Furthermore, our findings may contribute to more efficient Public Private Partnerships (PPP’s) in port investment. The findings suggest that, in order for a port to enhance its competitive position, it must contribute primarily to lower overall transport costs, for example, through improved technical and operational expertise. PPPs in that sense usually allow for using the operational experience and efficiency of the private sector, with guarantees offered by the public sector. Terminal concessions are a good example of this: making their running times shorter and more flexible, subject to evaluation, should help. In Antwerp, the recently-built Deurganck dock lock combines private construction expertise with public planning and guarantees.

However, it must also be noted that these conclusions are valid only for the ports under review. In this respect, they reflect the unique characteristics, organization and ownership structures of those three ports. Hence, further case studies are essential before our findings can assume a more general applicability.
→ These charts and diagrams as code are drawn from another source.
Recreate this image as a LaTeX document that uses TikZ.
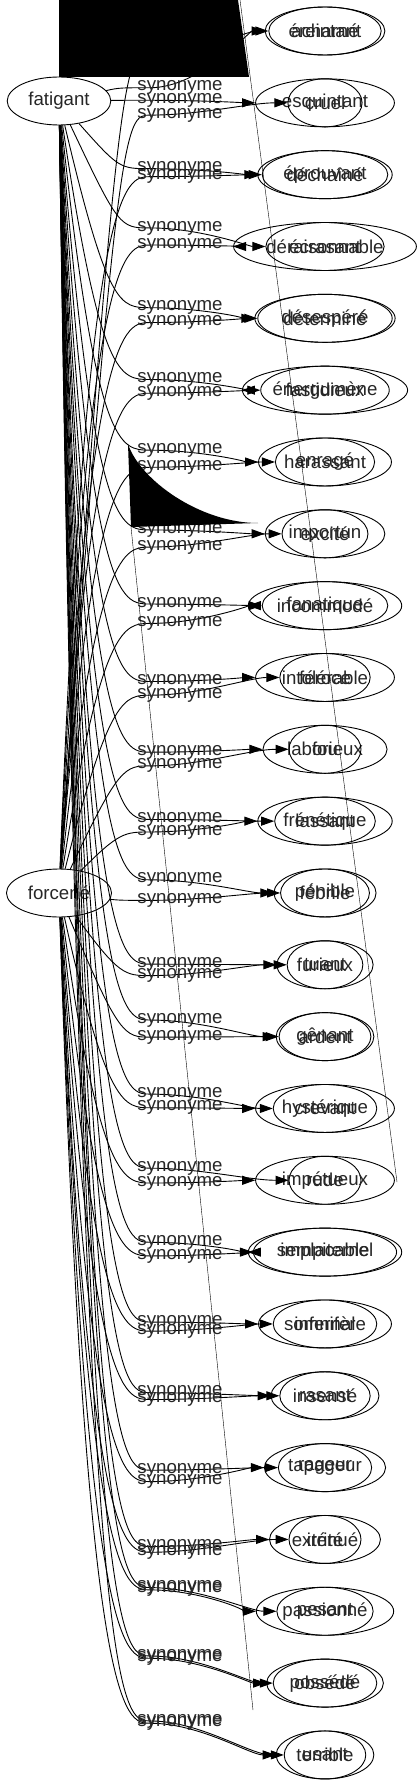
\documentclass[tikz,border=0pt]{standalone}
\usepackage{fontspec}
\setmainfont{Liberation Sans}
\usetikzlibrary{arrows.meta, shapes.geometric}

\begin{document}
\begin{tikzpicture}[x=1pt, y=1pt,
        % ===== Styles =====
        mot/.style={ellipse, draw, line width=0.9pt, inner xsep=6pt, inner ysep=2pt,
                    minimum width=72pt, minimum height=48pt,
                    font=\fontsize{18.67}{20}\selectfont, text=black!85},
        syn/.style={-{Triangle[length=13pt,width=9pt]}, line width=0.9pt},
        lbl/.style={font=\fontsize{18.67}{20}\selectfont, text=black!85, inner sep=0pt},
        trace/.style={line width=0.4pt}
    ]
    \useasboundingbox (0,0) rectangle (418,-1787);

    % ===== Sources =====
    \node[mot] (fat) at (59,-101) {fatigant};
    \node[mot] (forc) at (59,-893) {forcené};

    % ===== Synonymes (deux graphes superposes) =====
    \foreach \i/\wa/\wb/\la/\lb in {%
        1/éreintant/acharné/77/45,
        2/esquintant/cruel/88/101,
        3/éprouvant/déchaîné/148/155,
        4/écrasant/déraisonnable/200/215,
        5/désespéré/déterminé/270/283,
        6/fastidieux/énergumène/333/345,
        7/harassant/enragé/395/410,
        8/importun/excité/465/480,
        9/incommodé/fanatique/530/547,
        10/intolérable/féroce/598/610,
        11/laborieux/fou/660/672,
        12/lassant/frénétique/719/730,
        13/pénible/fébrile/772/790,
        14/tuant/furieux/846/856,
        15/gênant/ardent/895/910,
        16/crevant/hystérique/960/972,
        17/rude/impétueux/1025/1038,
        18/implacable/sempiternel/1090/1102,
        19/somnifère/infernal/1160/1168,
        20/rasant/insensé/1222/1228,
        21/rageur/tapageur/1290/1300,
        22/exténué/irrité/1357/1362,
        23/pesant/passionné/1393/1395,
        24/obsédé/possédé/1453/1455,
        25/usant/terrible/1510/1512%
    }{
        \pgfmathsetmacro\ty{-31-71.83*(\i-1)}
        \pgfmathsetmacro\ya{-1.1397*\la}
        \pgfmathsetmacro\yb{-1.1397*\lb}
        \pgfmathsetmacro\ca{79+40*min(1,150/(abs(\ya+101)+1))}
        \pgfmathsetmacro\cb{max(\i<3 ? 118 : 0, 79+40*min(1,150/(abs(\yb+893)+1)))}
        \node[mot] (a\i) at (325,\ty) {\wa};
        \node[mot] (b\i) at (325,\ty) {\wb};
        \draw[syn] (fat) .. controls (\ca,\ya) and (120,\ya) .. (150,\ya)
            .. controls (200,\ya) and (250,\ty) .. (a\i);
        \draw[syn] (forc) .. controls (\cb,\yb) and (125,\yb) .. (150,\yb)
            .. controls (200,\yb) and (250,\ty) .. (b\i);
        \node[lbl] (la\i) at (180,\ya) {synonyme};
        \node[lbl] (lb\i) at (180,\yb) {synonyme};
    }

    % ===== Taches et traits parasites =====
    \fill (59,0) -- (238,0) -- (249,-77) -- (59,-77) -- cycle;
    \fill (128,-444) .. controls (140,-480) and (200,-523) .. (258,-523)
        -- (131,-527) -- cycle;
    \draw[trace] (240,0) -- (397,-1182);
    \draw[trace] (131,-527) -- (253,-1710);
\end{tikzpicture}
\end{document}
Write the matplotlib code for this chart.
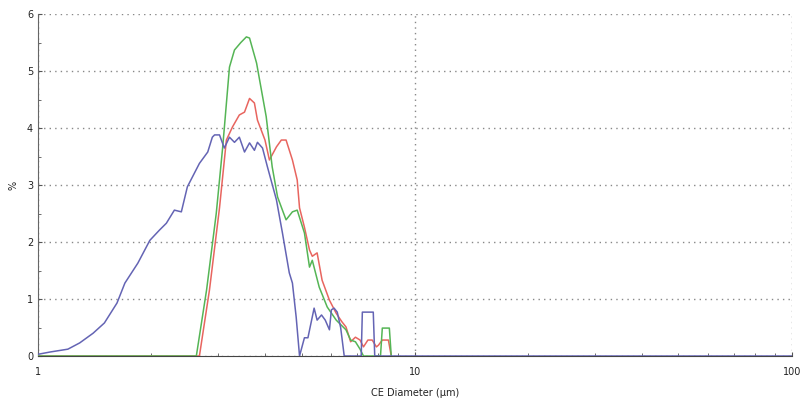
import matplotlib
matplotlib.use("Agg")
import matplotlib.pyplot as plt
from matplotlib.ticker import LogLocator, MultipleLocator, FixedLocator, NullFormatter

# Blue series
blue_x = [1.0, 1.076, 1.20, 1.29, 1.40, 1.50, 1.62, 1.70, 1.84, 1.98, 2.10, 2.19, 2.30, 2.40,
          2.49, 2.68, 2.82, 2.90, 2.94, 3.03, 3.12, 3.22, 3.32, 3.42, 3.53, 3.64, 3.75, 3.82,
          3.94, 4.06, 4.29, 4.45, 4.64, 4.73, 4.84, 4.94, 5.09, 5.20, 5.40, 5.50, 5.65, 5.78,
          5.93, 6.00, 6.10, 6.22, 6.35, 6.49, 7.20, 7.25, 7.75, 7.82, 100.0]
blue_y = [0.03, 0.07, 0.12, 0.23, 0.40, 0.58, 0.93, 1.28, 1.63, 2.03, 2.21, 2.33, 2.56, 2.53,
          2.97, 3.38, 3.58, 3.84, 3.88, 3.88, 3.65, 3.84, 3.75, 3.84, 3.58, 3.74, 3.61, 3.75,
          3.65, 3.32, 2.74, 2.16, 1.46, 1.28, 0.68, 0.0, 0.32, 0.32, 0.84, 0.63, 0.72, 0.63,
          0.46, 0.81, 0.84, 0.77, 0.50, 0.0, 0.0, 0.77, 0.77, 0.0, 0.0]

# Red series
red_x = [1.0, 2.68, 2.85, 3.03, 3.16, 3.28, 3.42, 3.53, 3.64, 3.75, 3.82, 4.00, 4.11, 4.29,
         4.42, 4.55, 4.73, 4.87, 4.94, 5.09, 5.25, 5.34, 5.50, 5.67, 5.93, 6.18, 6.40, 6.56,
         6.75, 6.95, 7.15, 7.30, 7.50, 7.70, 7.90, 8.00, 8.19, 8.50, 8.65]
red_y = [0.0, 0.0, 1.16, 2.60, 3.79, 4.02, 4.23, 4.28, 4.52, 4.44, 4.14, 3.79, 3.44, 3.67,
         3.79, 3.79, 3.44, 3.09, 2.60, 2.26, 1.86, 1.75, 1.81, 1.33, 0.98, 0.75, 0.60, 0.51,
         0.25, 0.33, 0.28, 0.16, 0.28, 0.28, 0.16, 0.19, 0.28, 0.28, 0.0]

# Green series
green_x = [1.0, 2.63, 2.80, 2.97, 3.09, 3.22, 3.32, 3.45, 3.57, 3.64, 3.80, 4.03, 4.18, 4.32,
           4.45, 4.55, 4.73, 4.87, 5.09, 5.25, 5.34, 5.57, 5.85, 6.18, 6.56, 6.75, 6.95, 7.15,
           7.30, 8.10, 8.19, 8.55, 8.65]
green_y = [0.0, 0.0, 1.16, 2.50, 3.67, 5.07, 5.37, 5.50, 5.60, 5.58, 5.14, 4.20, 3.32, 2.79,
           2.56, 2.39, 2.53, 2.56, 2.16, 1.56, 1.68, 1.21, 0.86, 0.63, 0.46, 0.28, 0.25, 0.12,
           0.0, 0.0, 0.49, 0.49, 0.0]

x_major = [1, 10, 100]
x_labels = ["1", "10", "100"]
y_ticks = [0, 1, 2, 3, 4, 5, 6]

fig = plt.figure(figsize=(8.02, 4.03), dpi=100)
ax = fig.add_axes([0.0474, 0.1166, 0.9401, 0.8484])

ax.plot(red_x, red_y, color="#e8655f", lw=1.1, zorder=3)
ax.plot(green_x, green_y, color="#55b555", lw=1.1, zorder=4)
ax.plot(blue_x, blue_y, color="#6464b4", lw=1.1, zorder=5)

ax.set_xscale("log")
ax.set_xlim(1, 100)
ax.set_ylim(0, 6)
ax.xaxis.set_major_locator(FixedLocator(x_major))
ax.set_xticklabels(x_labels)
ax.xaxis.set_minor_locator(LogLocator(base=10, subs=range(2, 10)))
ax.xaxis.set_minor_formatter(NullFormatter())
ax.set_yticks(y_ticks)
ax.yaxis.set_minor_locator(MultipleLocator(0.5))

ax.grid(True, which="major", linestyle=(0, (1, 3)), color="#888888", lw=1.0)
for s in ["top", "right"]:
    ax.spines[s].set_visible(False)
ax.spines["left"].set_color("#666666")
ax.spines["bottom"].set_color("#444444")
ax.tick_params(axis="both", which="both", direction="in", colors="#555555", labelcolor="#222222",
               labelsize=7)
ax.tick_params(axis="both", which="major", length=3)
ax.tick_params(axis="both", which="minor", length=2)
ax.tick_params(axis="x", which="major", pad=8)

ax.set_xlabel("CE Diameter (µm)", fontsize=7, color="#222222", labelpad=8)
ax.set_ylabel("%", fontsize=7, color="#222222", labelpad=6)

fig.savefig("out.png", dpi=100)
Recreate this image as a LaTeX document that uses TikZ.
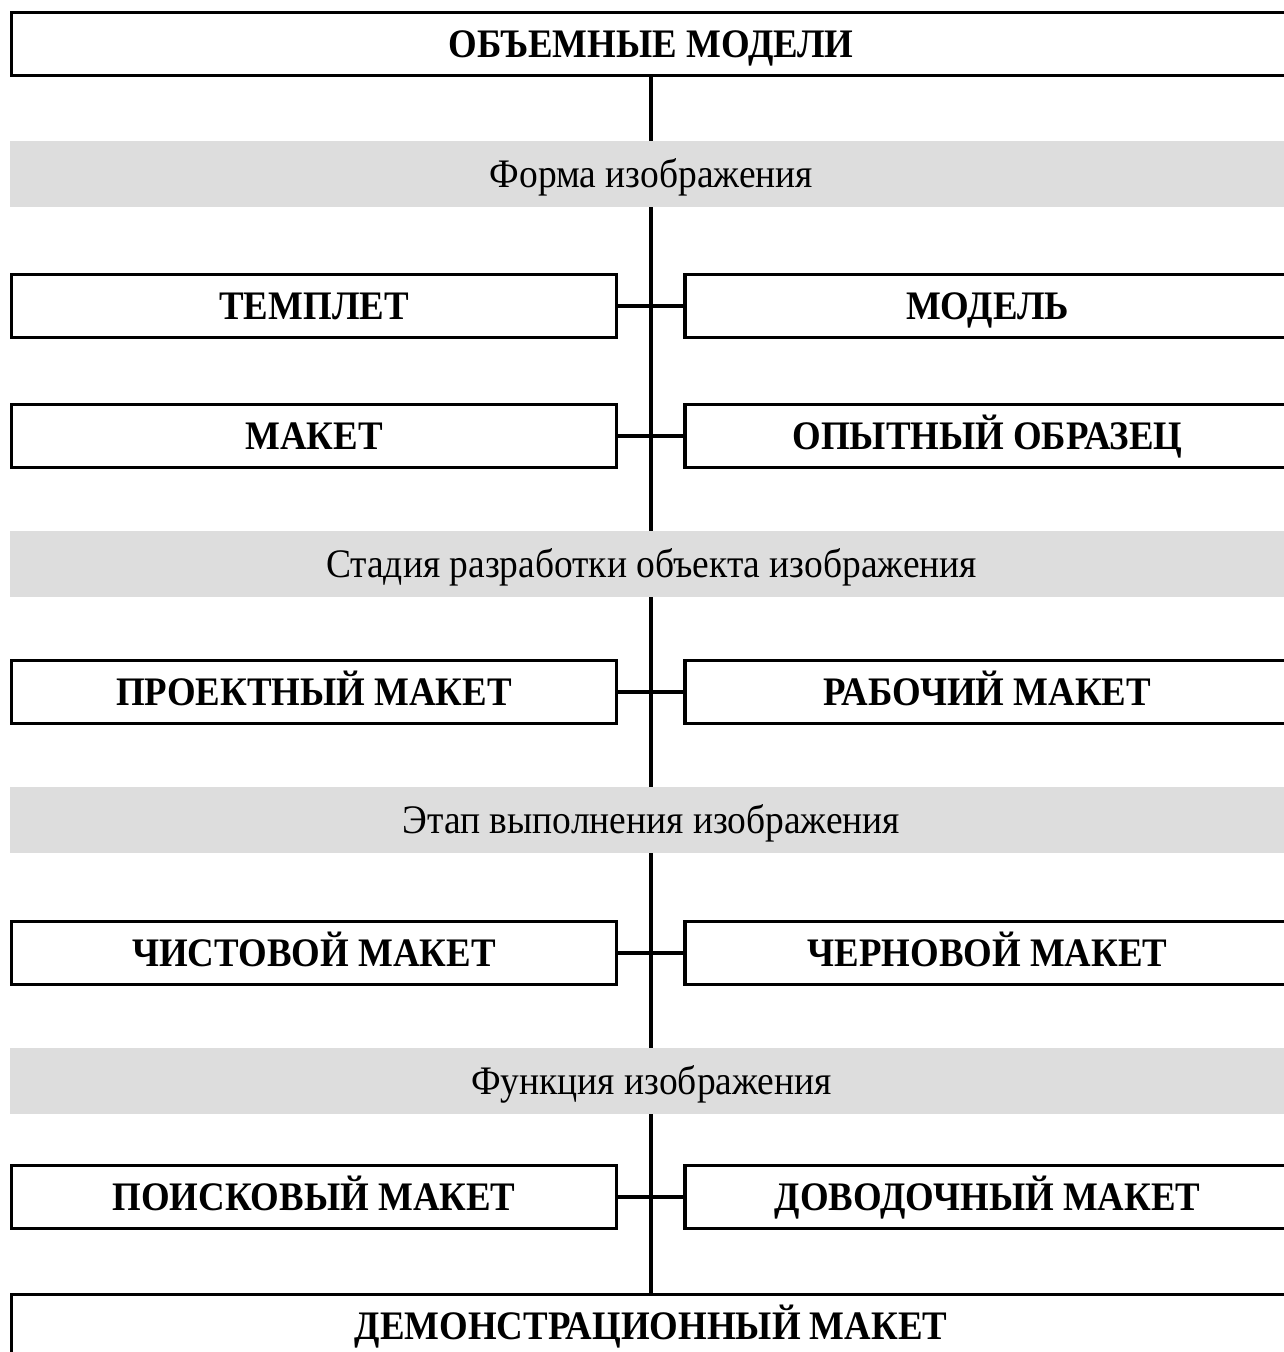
\documentclass[tikz,border=0pt]{standalone}
\usepackage{fontspec}
\setmainfont{Liberation Serif}[FakeStretch=0.925, BoldFeatures={FakeStretch=0.91}]
\definecolor{bandgray}{RGB}{221,221,221}
\tikzset{
  box/.style={draw, line width=3.6pt, rectangle, inner sep=0pt,
    minimum height=63pt, text height=26.8pt, text depth=0pt,
    font=\fontsize{40.5}{48}\selectfont\bfseries},
  halfbox/.style={box, minimum width=605pt},
  widebox/.style={box, minimum width=1279pt},
  band/.style={fill=bandgray, rectangle, inner sep=0pt, minimum width=1283pt,
    minimum height=66pt, text height=26.8pt, text depth=0pt,
    font=\fontsize{40.5}{48}\selectfont},
  link/.style={line width=3.1pt}
}
\begin{document}
\begin{tikzpicture}[x=1pt,y=-1pt]
\useasboundingbox (0,0) rectangle (1283,1352);
\fill[white] (0,0) rectangle (1283,1352);
% nodes
\node[widebox] (top) at (651,44) {ОБЪЕМНЫЕ МОДЕЛИ};
\node[band] (b1) at (651.5,174) {Форма изображения};
\node[halfbox] (l1) at (314,306) {ТЕМПЛЕТ};
\node[halfbox] (r1) at (987.5,306) {МОДЕЛЬ};
\node[halfbox] (l2) at (314,436) {МАКЕТ};
\node[halfbox] (r2) at (987.5,436) {ОПЫТНЫЙ ОБРАЗЕЦ};
\node[band] (b2) at (651.5,564) {Стадия разработки объекта изображения};
\node[halfbox] (l3) at (314,692) {ПРОЕКТНЫЙ МАКЕТ};
\node[halfbox] (r3) at (987.5,692) {РАБОЧИЙ МАКЕТ};
\node[band] (b3) at (651.5,820) {Этап выполнения изображения};
\node[halfbox] (l4) at (314,953) {ЧИСТОВОЙ МАКЕТ};
\node[halfbox] (r4) at (987.5,953) {ЧЕРНОВОЙ МАКЕТ};
\node[band] (b4) at (651.5,1081) {Функция изображения};
\node[halfbox] (l5) at (314,1197) {ПОИСКОВЫЙ МАКЕТ};
\node[halfbox] (r5) at (987.5,1197) {ДОВОДОЧНЫЙ МАКЕТ};
\node[widebox] (bot) at (651,1326) {ДЕМОНСТРАЦИОННЫЙ МАКЕТ};
% connectors
\draw[link] (top.south) -- (top.south |- b1.north);
\draw[link] (top.south |- b1.south) -- (top.south |- b2.north);
\draw[link] (top.south |- b2.south) -- (top.south |- b3.north);
\draw[link] (top.south |- b3.south) -- (top.south |- b4.north);
\draw[link] (top.south |- b4.south) -- (bot.north);
\draw[link] (l1.east) -- (r1.west);
\draw[link] (l2.east) -- (r2.west);
\draw[link] (l3.east) -- (r3.west);
\draw[link] (l4.east) -- (r4.west);
\draw[link] (l5.east) -- (r5.west);
\end{tikzpicture}
\end{document}
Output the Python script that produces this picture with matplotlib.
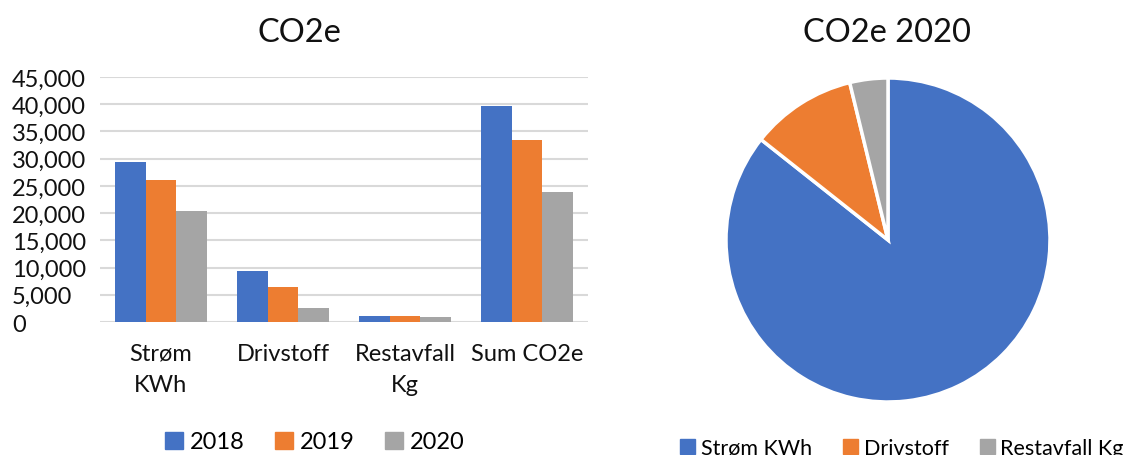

This study has focused on determining the port selection criteria adopted by three principal port user groups. However, it would be interesting for future research to test the explanatory power of the port-choice factors in a complementary way by means of regression models designed to gauge the impact of these factors on port market share and/or throughput. As a further extension, this study may be expanded towards the port service characteristics of the main container trading regions including all relevant decision makers. Also other criteria could be included, which are harder to measure and judge. Reliability is a concrete example. In that sense, the concept of ‘generalized transport cost’ could be used, that is, the total transport cost (including out-of-pocket cost, time cost, reliability and so on.) associated with the logistics chain.